Letterman, who emerged from retirement last October to visit India for Years of Living Dangerously, joins the senator for the remaining five installments. In the second act, the two comedy legends vent their frustration with Washington inaction, which Franken traces back to the “fossil fuel empire” of the Koch Brothers.
Rhode Island Senator Sheldon Whitehouse, a climate change expert, joins the duo for part three to explain carbon pricing in layman’s terms.

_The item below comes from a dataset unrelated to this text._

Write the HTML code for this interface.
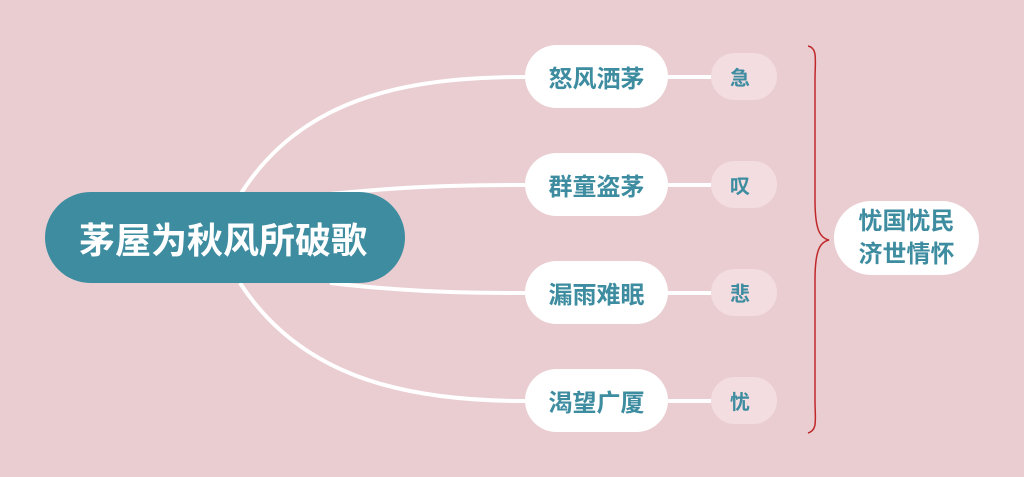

In a more lighthearted moment, Letterman shares a hilarious anecdote about picking up disturbing trash – like urine-filled Gatorade bottles – around his neighborhood. “[Letterman’s son, Harry] invariably will say, ‘Hey look, dad, Gatorade!’ And I say, ‘Yeah, I wonder what flavor that is!’ And we both laugh real hard.”
In part four, Franken ponders the future, noting that he doesn’t want to disappoint his grandchildren by failing to to address the climate change issue. He also bluntly assesses the difference between his and Letterman’s comedic talents: “I was a satirist, you see. And you, a clown. And you confuse that.”
The conversation in part five focuses on job creation. Franken argues that natural gas and automation killed coal jobs in Letterman’s home state of Indiana. “We need to embrace the future,” he says, pointing to China as an example for alternative energy. The former SNL writer also questions Letterman’s usage of the word ‘igneous,’ pondering how often he made up words during his Late Show tenure.
Part six ends on a light note, as Franken marvels over Letterman’s massive retirement beard – even bringing in a “doctor” to collect a sample. Franken also claims he’s more of an optimist than Letterman on climate change due to advances in alternative energy and progress at the state level.